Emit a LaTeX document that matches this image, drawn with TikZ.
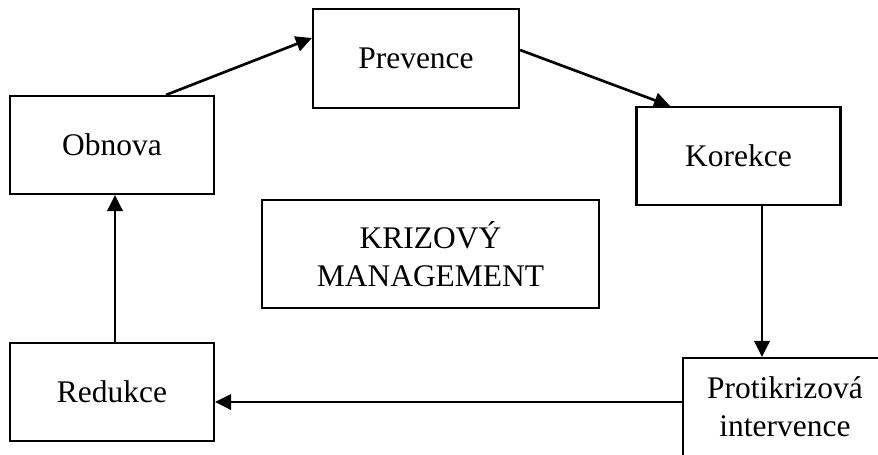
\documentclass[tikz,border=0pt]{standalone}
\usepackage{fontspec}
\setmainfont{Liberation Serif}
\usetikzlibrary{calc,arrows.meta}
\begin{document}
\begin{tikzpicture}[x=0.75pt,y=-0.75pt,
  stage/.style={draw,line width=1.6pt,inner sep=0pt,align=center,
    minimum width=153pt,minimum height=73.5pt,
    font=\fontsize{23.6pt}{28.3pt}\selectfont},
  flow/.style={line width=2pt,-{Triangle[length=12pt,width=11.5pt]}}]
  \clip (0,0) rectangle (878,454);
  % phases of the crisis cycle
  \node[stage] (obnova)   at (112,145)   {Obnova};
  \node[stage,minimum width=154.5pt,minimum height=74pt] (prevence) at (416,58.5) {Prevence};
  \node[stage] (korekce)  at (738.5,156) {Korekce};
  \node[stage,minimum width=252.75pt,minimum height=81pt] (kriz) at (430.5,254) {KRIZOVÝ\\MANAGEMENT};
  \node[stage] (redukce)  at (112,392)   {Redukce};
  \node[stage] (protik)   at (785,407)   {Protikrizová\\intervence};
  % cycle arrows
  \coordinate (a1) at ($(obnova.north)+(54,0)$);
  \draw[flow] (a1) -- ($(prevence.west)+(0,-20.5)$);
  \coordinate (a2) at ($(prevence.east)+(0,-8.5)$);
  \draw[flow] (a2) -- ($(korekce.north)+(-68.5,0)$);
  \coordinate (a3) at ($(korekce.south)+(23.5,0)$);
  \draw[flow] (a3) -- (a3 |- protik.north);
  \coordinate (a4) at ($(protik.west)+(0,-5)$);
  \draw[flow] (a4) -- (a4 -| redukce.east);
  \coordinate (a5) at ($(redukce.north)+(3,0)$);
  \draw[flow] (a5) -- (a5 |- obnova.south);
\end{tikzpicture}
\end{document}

* [Task requirements] Transcribe the preceding listing in its entirety and with exact wording, leaving out pictures.

* [Output below]
Emit a LaTeX document that matches this image, drawn with TikZ.
\documentclass[tikz,border=0pt]{standalone}
\usepackage{fontspec}
\setmainfont{Liberation Serif}
\usetikzlibrary{calc,arrows.meta}
\begin{document}
\begin{tikzpicture}[x=0.75pt,y=-0.75pt,
  stage/.style={draw,line width=1.6pt,inner sep=0pt,align=center,
    minimum width=153pt,minimum height=73.5pt,
    font=\fontsize{23.6pt}{28.3pt}\selectfont},
  flow/.style={line width=2pt,-{Triangle[length=12pt,width=11.5pt]}}]
  \clip (0,0) rectangle (878,454);
  % phases of the crisis cycle
  \node[stage] (obnova)   at (112,145)   {Obnova};
  \node[stage,minimum width=154.5pt,minimum height=74pt] (prevence) at (416,58.5) {Prevence};
  \node[stage] (korekce)  at (738.5,156) {Korekce};
  \node[stage,minimum width=252.75pt,minimum height=81pt] (kriz) at (430.5,254) {KRIZOVÝ\\MANAGEMENT};
  \node[stage] (redukce)  at (112,392)   {Redukce};
  \node[stage] (protik)   at (785,407)   {Protikrizová\\intervence};
  % cycle arrows
  \coordinate (a1) at ($(obnova.north)+(54,0)$);
  \draw[flow] (a1) -- ($(prevence.west)+(0,-20.5)$);
  \coordinate (a2) at ($(prevence.east)+(0,-8.5)$);
  \draw[flow] (a2) -- ($(korekce.north)+(-68.5,0)$);
  \coordinate (a3) at ($(korekce.south)+(23.5,0)$);
  \draw[flow] (a3) -- (a3 |- protik.north);
  \coordinate (a4) at ($(protik.west)+(0,-5)$);
  \draw[flow] (a4) -- (a4 -| redukce.east);
  \coordinate (a5) at ($(redukce.north)+(3,0)$);
  \draw[flow] (a5) -- (a5 |- obnova.south);
\end{tikzpicture}
\end{document}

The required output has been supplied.